• **THE TASK**: Copy all lines below exactly as written. Leave pictures out.

::: RAW DATA

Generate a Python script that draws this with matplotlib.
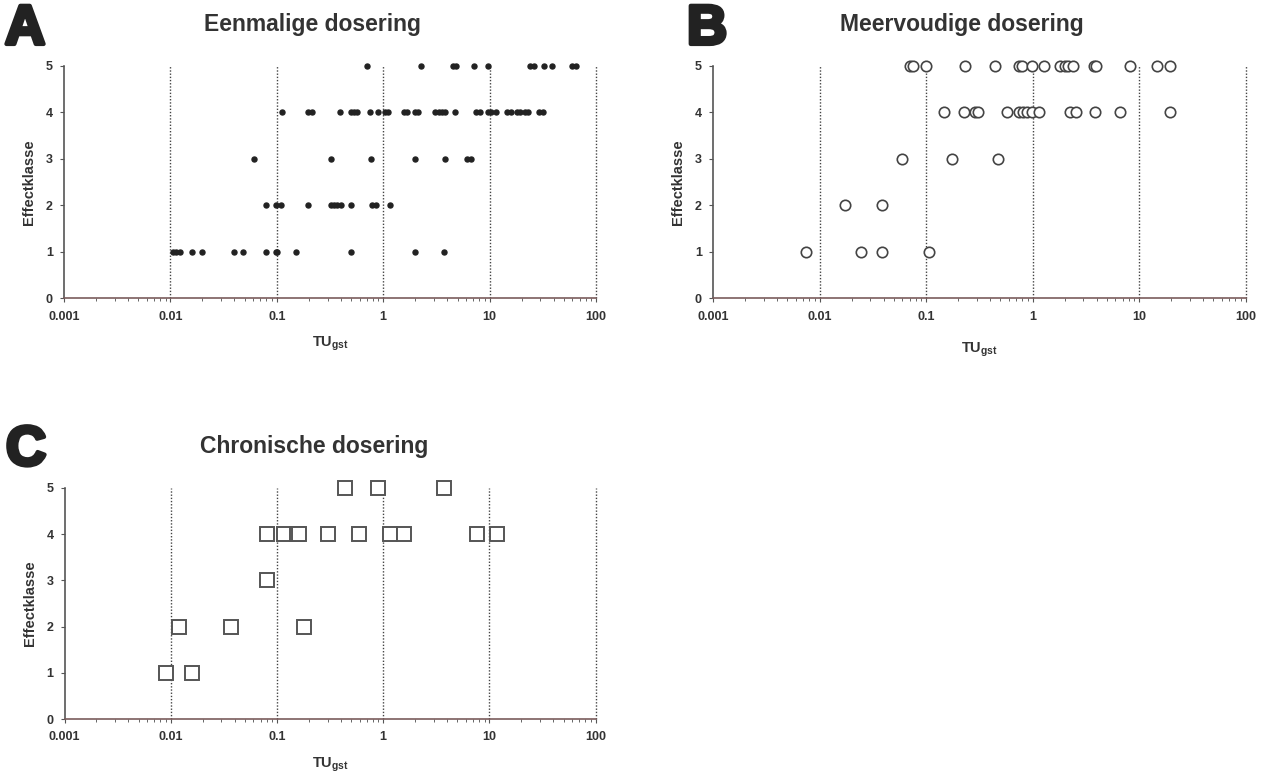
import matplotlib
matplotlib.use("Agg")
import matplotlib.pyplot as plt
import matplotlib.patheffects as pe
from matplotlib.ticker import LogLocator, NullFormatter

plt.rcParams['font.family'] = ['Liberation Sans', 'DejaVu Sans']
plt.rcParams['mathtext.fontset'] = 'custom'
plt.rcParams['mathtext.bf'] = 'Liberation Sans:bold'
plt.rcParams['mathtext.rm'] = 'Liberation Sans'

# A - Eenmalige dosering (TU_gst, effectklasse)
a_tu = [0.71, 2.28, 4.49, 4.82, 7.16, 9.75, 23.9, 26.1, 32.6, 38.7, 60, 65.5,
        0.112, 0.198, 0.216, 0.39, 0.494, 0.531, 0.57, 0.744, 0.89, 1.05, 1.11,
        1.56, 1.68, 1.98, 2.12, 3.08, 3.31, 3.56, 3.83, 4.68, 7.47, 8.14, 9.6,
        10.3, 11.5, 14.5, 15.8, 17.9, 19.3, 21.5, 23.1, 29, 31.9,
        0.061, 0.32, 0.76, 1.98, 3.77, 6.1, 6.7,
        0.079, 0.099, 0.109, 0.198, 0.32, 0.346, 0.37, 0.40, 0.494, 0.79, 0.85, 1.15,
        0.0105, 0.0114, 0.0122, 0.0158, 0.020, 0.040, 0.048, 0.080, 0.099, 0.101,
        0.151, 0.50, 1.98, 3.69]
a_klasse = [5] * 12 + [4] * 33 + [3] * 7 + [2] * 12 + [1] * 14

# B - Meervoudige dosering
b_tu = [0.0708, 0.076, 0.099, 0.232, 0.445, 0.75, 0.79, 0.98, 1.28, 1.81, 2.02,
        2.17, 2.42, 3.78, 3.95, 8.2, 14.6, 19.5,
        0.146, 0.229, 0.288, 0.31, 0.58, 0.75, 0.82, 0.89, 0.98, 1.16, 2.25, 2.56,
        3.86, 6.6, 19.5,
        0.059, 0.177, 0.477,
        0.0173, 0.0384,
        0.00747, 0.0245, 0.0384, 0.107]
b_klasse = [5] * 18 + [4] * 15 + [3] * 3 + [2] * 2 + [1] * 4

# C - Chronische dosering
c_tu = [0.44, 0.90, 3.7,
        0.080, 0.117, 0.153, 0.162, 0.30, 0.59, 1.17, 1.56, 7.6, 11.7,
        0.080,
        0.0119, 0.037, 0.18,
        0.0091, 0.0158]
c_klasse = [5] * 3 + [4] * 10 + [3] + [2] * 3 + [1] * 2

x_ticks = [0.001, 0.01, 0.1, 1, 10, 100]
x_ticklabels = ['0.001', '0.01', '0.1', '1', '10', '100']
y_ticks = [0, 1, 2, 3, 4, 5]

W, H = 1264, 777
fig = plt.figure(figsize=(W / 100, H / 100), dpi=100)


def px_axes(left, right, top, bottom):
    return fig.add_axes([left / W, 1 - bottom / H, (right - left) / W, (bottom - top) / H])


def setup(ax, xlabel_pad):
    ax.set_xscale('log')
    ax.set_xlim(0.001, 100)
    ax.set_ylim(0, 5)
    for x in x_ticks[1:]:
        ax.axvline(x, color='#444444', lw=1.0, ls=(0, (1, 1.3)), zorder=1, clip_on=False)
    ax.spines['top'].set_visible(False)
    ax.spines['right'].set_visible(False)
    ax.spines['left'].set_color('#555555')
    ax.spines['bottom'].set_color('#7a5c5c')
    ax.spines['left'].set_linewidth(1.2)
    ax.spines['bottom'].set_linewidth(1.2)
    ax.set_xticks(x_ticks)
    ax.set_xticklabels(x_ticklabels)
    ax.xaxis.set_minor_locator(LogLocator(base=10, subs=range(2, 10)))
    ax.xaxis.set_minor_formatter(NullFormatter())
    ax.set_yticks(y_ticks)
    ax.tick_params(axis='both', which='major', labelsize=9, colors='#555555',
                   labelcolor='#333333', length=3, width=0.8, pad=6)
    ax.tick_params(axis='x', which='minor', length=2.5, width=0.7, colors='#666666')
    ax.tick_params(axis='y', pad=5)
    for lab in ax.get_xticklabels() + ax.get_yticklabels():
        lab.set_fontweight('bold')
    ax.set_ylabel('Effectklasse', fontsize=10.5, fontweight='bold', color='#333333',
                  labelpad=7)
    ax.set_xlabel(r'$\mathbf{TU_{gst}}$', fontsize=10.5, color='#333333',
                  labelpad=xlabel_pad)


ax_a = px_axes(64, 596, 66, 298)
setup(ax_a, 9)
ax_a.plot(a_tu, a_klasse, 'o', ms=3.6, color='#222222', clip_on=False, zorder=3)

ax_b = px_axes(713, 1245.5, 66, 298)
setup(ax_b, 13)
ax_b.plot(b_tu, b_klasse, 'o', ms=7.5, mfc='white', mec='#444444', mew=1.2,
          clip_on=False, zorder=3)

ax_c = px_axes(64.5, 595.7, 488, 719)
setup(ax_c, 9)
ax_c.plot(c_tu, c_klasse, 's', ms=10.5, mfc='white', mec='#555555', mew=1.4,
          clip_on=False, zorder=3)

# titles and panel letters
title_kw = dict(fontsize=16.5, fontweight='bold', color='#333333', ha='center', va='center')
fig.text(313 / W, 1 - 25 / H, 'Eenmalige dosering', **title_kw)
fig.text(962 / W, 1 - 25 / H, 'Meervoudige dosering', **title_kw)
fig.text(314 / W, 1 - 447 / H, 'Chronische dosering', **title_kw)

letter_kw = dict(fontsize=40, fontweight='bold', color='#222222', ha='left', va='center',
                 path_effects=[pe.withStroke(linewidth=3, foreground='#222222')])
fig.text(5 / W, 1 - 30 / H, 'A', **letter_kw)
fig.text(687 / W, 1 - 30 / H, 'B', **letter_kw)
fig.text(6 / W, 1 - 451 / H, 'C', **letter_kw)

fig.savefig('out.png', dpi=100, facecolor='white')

::::::

• **SOLVED PROBLEM**:
Generate a Python script that draws this with matplotlib.
import matplotlib
matplotlib.use("Agg")
import matplotlib.pyplot as plt
import matplotlib.patheffects as pe
from matplotlib.ticker import LogLocator, NullFormatter

plt.rcParams['font.family'] = ['Liberation Sans', 'DejaVu Sans']
plt.rcParams['mathtext.fontset'] = 'custom'
plt.rcParams['mathtext.bf'] = 'Liberation Sans:bold'
plt.rcParams['mathtext.rm'] = 'Liberation Sans'

# A - Eenmalige dosering (TU_gst, effectklasse)
a_tu = [0.71, 2.28, 4.49, 4.82, 7.16, 9.75, 23.9, 26.1, 32.6, 38.7, 60, 65.5,
        0.112, 0.198, 0.216, 0.39, 0.494, 0.531, 0.57, 0.744, 0.89, 1.05, 1.11,
        1.56, 1.68, 1.98, 2.12, 3.08, 3.31, 3.56, 3.83, 4.68, 7.47, 8.14, 9.6,
        10.3, 11.5, 14.5, 15.8, 17.9, 19.3, 21.5, 23.1, 29, 31.9,
        0.061, 0.32, 0.76, 1.98, 3.77, 6.1, 6.7,
        0.079, 0.099, 0.109, 0.198, 0.32, 0.346, 0.37, 0.40, 0.494, 0.79, 0.85, 1.15,
        0.0105, 0.0114, 0.0122, 0.0158, 0.020, 0.040, 0.048, 0.080, 0.099, 0.101,
        0.151, 0.50, 1.98, 3.69]
a_klasse = [5] * 12 + [4] * 33 + [3] * 7 + [2] * 12 + [1] * 14

# B - Meervoudige dosering
b_tu = [0.0708, 0.076, 0.099, 0.232, 0.445, 0.75, 0.79, 0.98, 1.28, 1.81, 2.02,
        2.17, 2.42, 3.78, 3.95, 8.2, 14.6, 19.5,
        0.146, 0.229, 0.288, 0.31, 0.58, 0.75, 0.82, 0.89, 0.98, 1.16, 2.25, 2.56,
        3.86, 6.6, 19.5,
        0.059, 0.177, 0.477,
        0.0173, 0.0384,
        0.00747, 0.0245, 0.0384, 0.107]
b_klasse = [5] * 18 + [4] * 15 + [3] * 3 + [2] * 2 + [1] * 4

# C - Chronische dosering
c_tu = [0.44, 0.90, 3.7,
        0.080, 0.117, 0.153, 0.162, 0.30, 0.59, 1.17, 1.56, 7.6, 11.7,
        0.080,
        0.0119, 0.037, 0.18,
        0.0091, 0.0158]
c_klasse = [5] * 3 + [4] * 10 + [3] + [2] * 3 + [1] * 2

x_ticks = [0.001, 0.01, 0.1, 1, 10, 100]
x_ticklabels = ['0.001', '0.01', '0.1', '1', '10', '100']
y_ticks = [0, 1, 2, 3, 4, 5]

W, H = 1264, 777
fig = plt.figure(figsize=(W / 100, H / 100), dpi=100)


def px_axes(left, right, top, bottom):
    return fig.add_axes([left / W, 1 - bottom / H, (right - left) / W, (bottom - top) / H])


def setup(ax, xlabel_pad):
    ax.set_xscale('log')
    ax.set_xlim(0.001, 100)
    ax.set_ylim(0, 5)
    for x in x_ticks[1:]:
        ax.axvline(x, color='#444444', lw=1.0, ls=(0, (1, 1.3)), zorder=1, clip_on=False)
    ax.spines['top'].set_visible(False)
    ax.spines['right'].set_visible(False)
    ax.spines['left'].set_color('#555555')
    ax.spines['bottom'].set_color('#7a5c5c')
    ax.spines['left'].set_linewidth(1.2)
    ax.spines['bottom'].set_linewidth(1.2)
    ax.set_xticks(x_ticks)
    ax.set_xticklabels(x_ticklabels)
    ax.xaxis.set_minor_locator(LogLocator(base=10, subs=range(2, 10)))
    ax.xaxis.set_minor_formatter(NullFormatter())
    ax.set_yticks(y_ticks)
    ax.tick_params(axis='both', which='major', labelsize=9, colors='#555555',
                   labelcolor='#333333', length=3, width=0.8, pad=6)
    ax.tick_params(axis='x', which='minor', length=2.5, width=0.7, colors='#666666')
    ax.tick_params(axis='y', pad=5)
    for lab in ax.get_xticklabels() + ax.get_yticklabels():
        lab.set_fontweight('bold')
    ax.set_ylabel('Effectklasse', fontsize=10.5, fontweight='bold', color='#333333',
                  labelpad=7)
    ax.set_xlabel(r'$\mathbf{TU_{gst}}$', fontsize=10.5, color='#333333',
                  labelpad=xlabel_pad)


ax_a = px_axes(64, 596, 66, 298)
setup(ax_a, 9)
ax_a.plot(a_tu, a_klasse, 'o', ms=3.6, color='#222222', clip_on=False, zorder=3)

ax_b = px_axes(713, 1245.5, 66, 298)
setup(ax_b, 13)
ax_b.plot(b_tu, b_klasse, 'o', ms=7.5, mfc='white', mec='#444444', mew=1.2,
          clip_on=False, zorder=3)

ax_c = px_axes(64.5, 595.7, 488, 719)
setup(ax_c, 9)
ax_c.plot(c_tu, c_klasse, 's', ms=10.5, mfc='white', mec='#555555', mew=1.4,
          clip_on=False, zorder=3)

# titles and panel letters
title_kw = dict(fontsize=16.5, fontweight='bold', color='#333333', ha='center', va='center')
fig.text(313 / W, 1 - 25 / H, 'Eenmalige dosering', **title_kw)
fig.text(962 / W, 1 - 25 / H, 'Meervoudige dosering', **title_kw)
fig.text(314 / W, 1 - 447 / H, 'Chronische dosering', **title_kw)

letter_kw = dict(fontsize=40, fontweight='bold', color='#222222', ha='left', va='center',
                 path_effects=[pe.withStroke(linewidth=3, foreground='#222222')])
fig.text(5 / W, 1 - 30 / H, 'A', **letter_kw)
fig.text(687 / W, 1 - 30 / H, 'B', **letter_kw)
fig.text(6 / W, 1 - 451 / H, 'C', **letter_kw)

fig.savefig('out.png', dpi=100, facecolor='white')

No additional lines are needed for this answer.